Best practices for storing HTML in the database from arbitrary user input

Hi all, trying to gather some information on which are the best practices for allowing HTML to go into the database from arbitrary user input, bearing in mind XSS attacks or any other problems that might be encountered.

Regarding XSS attacks
a simple way I can think of is to produce a list of allowable tags excluding the ‘script’ tag and use the following to sanitize the content:

strip_tags($html, ['a', 'div', 'span','etc...']);

Then that doesn’t cover the case for ‘onclick’ attribute exploits… which you could remove from the content perhaps somewhat hesitantly using a regular expression? But I cannot think of a better way.

And there will be other exploits and pitfalls and better ways of doing things that I’m missing right now and that’s why I’m asking everyone here.

I very much appreciate your input,

This can help you to understand basic concept, I also suggest you to explore DOMDocument class so you can easily understand how this works.

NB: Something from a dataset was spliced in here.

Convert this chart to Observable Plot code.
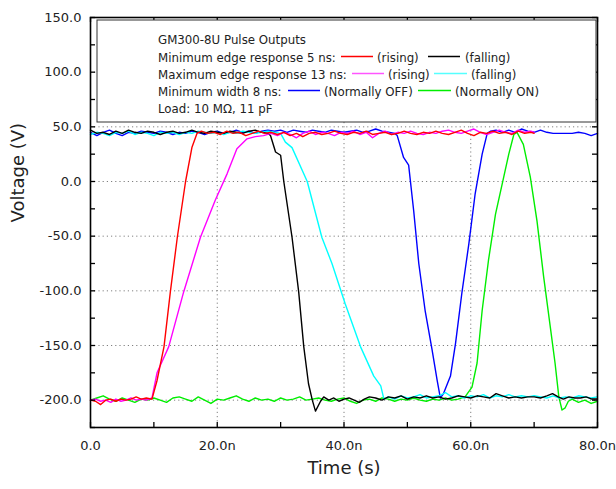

Also you can use HTML Purifier to filter HTML.

1 Like

Kind of guessing that the best practice for safely storing arbitrary html input is to not store arbitrary html input.

If you have a choice then investigate some of the markdown processors out there. Users can still format their input and and make pretty pages, while at the same time not having to deal with the complexities of html. And you don’t have to worry about attacks and whatnot.

1 Like

Do you know of any good ones out there? Preferably LGPL licensed
Many thanks

I’ve never used a markdown parser but I always start my search with well known vendors. I’ve used a lot of PHPLeague packages and it seems they have a markdown parser available.

1 Like

This topic was automatically closed 91 days after the last reply. New replies are no longer allowed.